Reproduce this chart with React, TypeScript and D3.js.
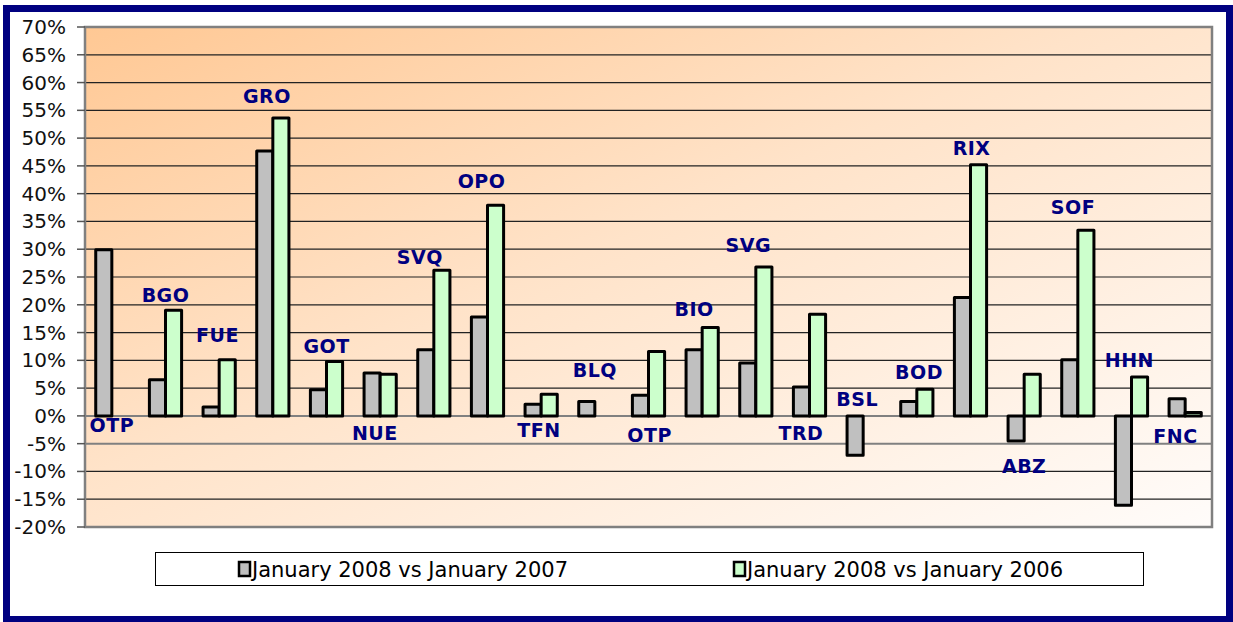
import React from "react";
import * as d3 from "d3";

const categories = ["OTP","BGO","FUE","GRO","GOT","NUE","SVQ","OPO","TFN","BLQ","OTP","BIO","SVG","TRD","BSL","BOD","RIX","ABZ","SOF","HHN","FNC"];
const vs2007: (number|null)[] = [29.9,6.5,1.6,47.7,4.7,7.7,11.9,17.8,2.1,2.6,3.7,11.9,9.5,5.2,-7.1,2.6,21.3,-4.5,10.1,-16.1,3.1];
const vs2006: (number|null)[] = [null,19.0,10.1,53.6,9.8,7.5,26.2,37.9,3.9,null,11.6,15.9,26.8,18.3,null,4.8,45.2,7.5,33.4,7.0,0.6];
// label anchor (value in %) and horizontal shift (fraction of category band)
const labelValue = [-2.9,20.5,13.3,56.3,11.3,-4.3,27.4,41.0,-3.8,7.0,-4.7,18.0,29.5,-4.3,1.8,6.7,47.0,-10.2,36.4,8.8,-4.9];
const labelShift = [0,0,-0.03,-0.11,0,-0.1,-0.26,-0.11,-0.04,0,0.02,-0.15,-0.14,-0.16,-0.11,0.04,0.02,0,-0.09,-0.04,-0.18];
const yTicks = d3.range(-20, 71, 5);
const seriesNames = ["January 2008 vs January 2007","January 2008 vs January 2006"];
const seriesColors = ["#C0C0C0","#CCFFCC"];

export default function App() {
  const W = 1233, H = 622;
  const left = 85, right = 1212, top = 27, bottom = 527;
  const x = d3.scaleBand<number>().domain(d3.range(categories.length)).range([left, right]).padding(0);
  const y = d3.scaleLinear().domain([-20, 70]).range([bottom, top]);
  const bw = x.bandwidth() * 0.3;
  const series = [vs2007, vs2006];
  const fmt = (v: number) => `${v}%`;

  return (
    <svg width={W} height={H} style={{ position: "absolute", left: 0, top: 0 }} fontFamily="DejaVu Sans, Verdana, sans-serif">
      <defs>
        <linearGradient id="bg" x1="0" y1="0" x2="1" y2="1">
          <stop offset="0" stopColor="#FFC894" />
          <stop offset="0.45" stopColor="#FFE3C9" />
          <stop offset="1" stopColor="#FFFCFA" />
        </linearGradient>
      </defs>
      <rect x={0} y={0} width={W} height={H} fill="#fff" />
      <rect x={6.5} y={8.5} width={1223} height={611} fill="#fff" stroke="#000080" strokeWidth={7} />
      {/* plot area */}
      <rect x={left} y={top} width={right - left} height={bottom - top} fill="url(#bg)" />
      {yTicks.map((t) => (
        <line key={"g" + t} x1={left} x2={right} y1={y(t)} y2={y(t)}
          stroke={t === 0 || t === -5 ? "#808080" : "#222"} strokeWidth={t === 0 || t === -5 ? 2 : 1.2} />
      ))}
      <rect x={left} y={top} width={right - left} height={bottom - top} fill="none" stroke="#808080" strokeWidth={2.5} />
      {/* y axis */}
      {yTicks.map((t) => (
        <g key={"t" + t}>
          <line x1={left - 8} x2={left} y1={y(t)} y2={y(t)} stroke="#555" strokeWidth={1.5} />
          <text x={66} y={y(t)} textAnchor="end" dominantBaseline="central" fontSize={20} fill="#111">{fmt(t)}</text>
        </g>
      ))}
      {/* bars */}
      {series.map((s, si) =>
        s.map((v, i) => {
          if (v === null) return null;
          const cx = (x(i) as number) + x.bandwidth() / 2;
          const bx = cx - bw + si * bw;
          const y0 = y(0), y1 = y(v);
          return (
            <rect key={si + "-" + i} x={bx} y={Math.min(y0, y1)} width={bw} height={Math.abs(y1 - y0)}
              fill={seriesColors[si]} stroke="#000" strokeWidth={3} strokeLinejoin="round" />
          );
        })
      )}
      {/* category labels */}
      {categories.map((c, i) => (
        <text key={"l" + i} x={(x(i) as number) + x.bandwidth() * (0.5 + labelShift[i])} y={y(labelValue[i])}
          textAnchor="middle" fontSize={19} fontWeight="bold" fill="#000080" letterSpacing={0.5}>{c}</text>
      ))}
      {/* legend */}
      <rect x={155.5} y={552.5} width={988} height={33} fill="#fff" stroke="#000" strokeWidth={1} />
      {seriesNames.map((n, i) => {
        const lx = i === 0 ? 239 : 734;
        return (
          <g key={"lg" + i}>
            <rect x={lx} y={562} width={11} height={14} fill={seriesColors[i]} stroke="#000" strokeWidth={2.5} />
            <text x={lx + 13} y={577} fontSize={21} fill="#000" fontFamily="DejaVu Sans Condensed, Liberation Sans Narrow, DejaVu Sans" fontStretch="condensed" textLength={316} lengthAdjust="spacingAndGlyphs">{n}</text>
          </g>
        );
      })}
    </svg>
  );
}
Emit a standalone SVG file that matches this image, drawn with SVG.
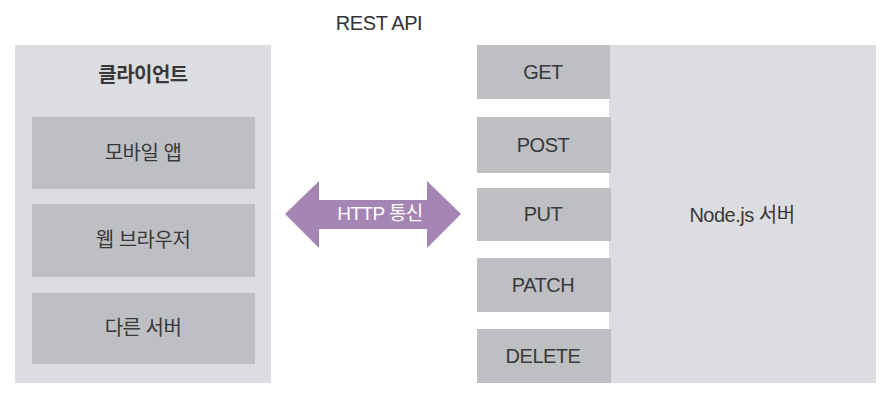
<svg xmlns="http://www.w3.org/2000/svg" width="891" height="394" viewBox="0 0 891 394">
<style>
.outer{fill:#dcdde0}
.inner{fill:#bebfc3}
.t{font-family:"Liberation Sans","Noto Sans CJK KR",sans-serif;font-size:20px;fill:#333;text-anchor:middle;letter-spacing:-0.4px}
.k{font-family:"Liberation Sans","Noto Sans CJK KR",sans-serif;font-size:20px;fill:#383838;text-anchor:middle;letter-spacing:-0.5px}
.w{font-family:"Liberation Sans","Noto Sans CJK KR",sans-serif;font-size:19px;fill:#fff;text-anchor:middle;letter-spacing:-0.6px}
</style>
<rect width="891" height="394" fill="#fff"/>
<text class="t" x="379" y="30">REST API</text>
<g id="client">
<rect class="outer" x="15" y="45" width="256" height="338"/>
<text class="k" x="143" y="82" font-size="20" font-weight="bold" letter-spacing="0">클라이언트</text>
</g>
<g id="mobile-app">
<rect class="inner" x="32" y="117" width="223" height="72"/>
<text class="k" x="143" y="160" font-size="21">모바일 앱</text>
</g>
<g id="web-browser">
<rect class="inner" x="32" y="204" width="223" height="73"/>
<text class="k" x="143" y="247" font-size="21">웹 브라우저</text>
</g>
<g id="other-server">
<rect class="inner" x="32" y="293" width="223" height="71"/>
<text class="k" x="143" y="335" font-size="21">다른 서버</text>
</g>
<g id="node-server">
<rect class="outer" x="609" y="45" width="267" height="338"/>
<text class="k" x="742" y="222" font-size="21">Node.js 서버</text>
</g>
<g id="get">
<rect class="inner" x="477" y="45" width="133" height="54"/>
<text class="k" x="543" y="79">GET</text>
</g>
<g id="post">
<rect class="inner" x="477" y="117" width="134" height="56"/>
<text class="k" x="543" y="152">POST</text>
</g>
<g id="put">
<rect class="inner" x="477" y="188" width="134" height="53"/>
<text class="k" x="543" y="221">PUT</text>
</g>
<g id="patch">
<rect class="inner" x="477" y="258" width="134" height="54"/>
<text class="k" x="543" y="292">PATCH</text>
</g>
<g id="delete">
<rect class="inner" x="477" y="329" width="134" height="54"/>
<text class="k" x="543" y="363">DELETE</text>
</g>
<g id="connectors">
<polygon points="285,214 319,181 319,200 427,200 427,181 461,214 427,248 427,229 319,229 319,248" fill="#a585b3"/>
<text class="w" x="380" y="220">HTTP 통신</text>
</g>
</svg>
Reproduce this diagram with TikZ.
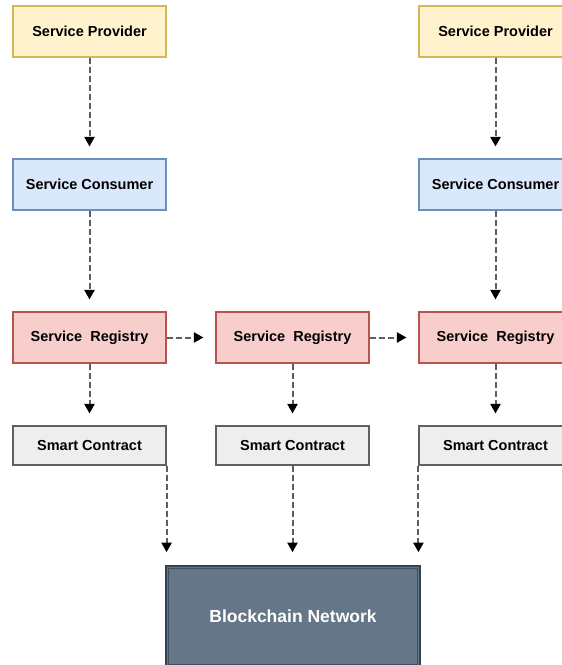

──────────

Read the lines above. Gather those in which the string "React" is found.

Reproduce this chart with React, TypeScript and D3.js.
import React from "react";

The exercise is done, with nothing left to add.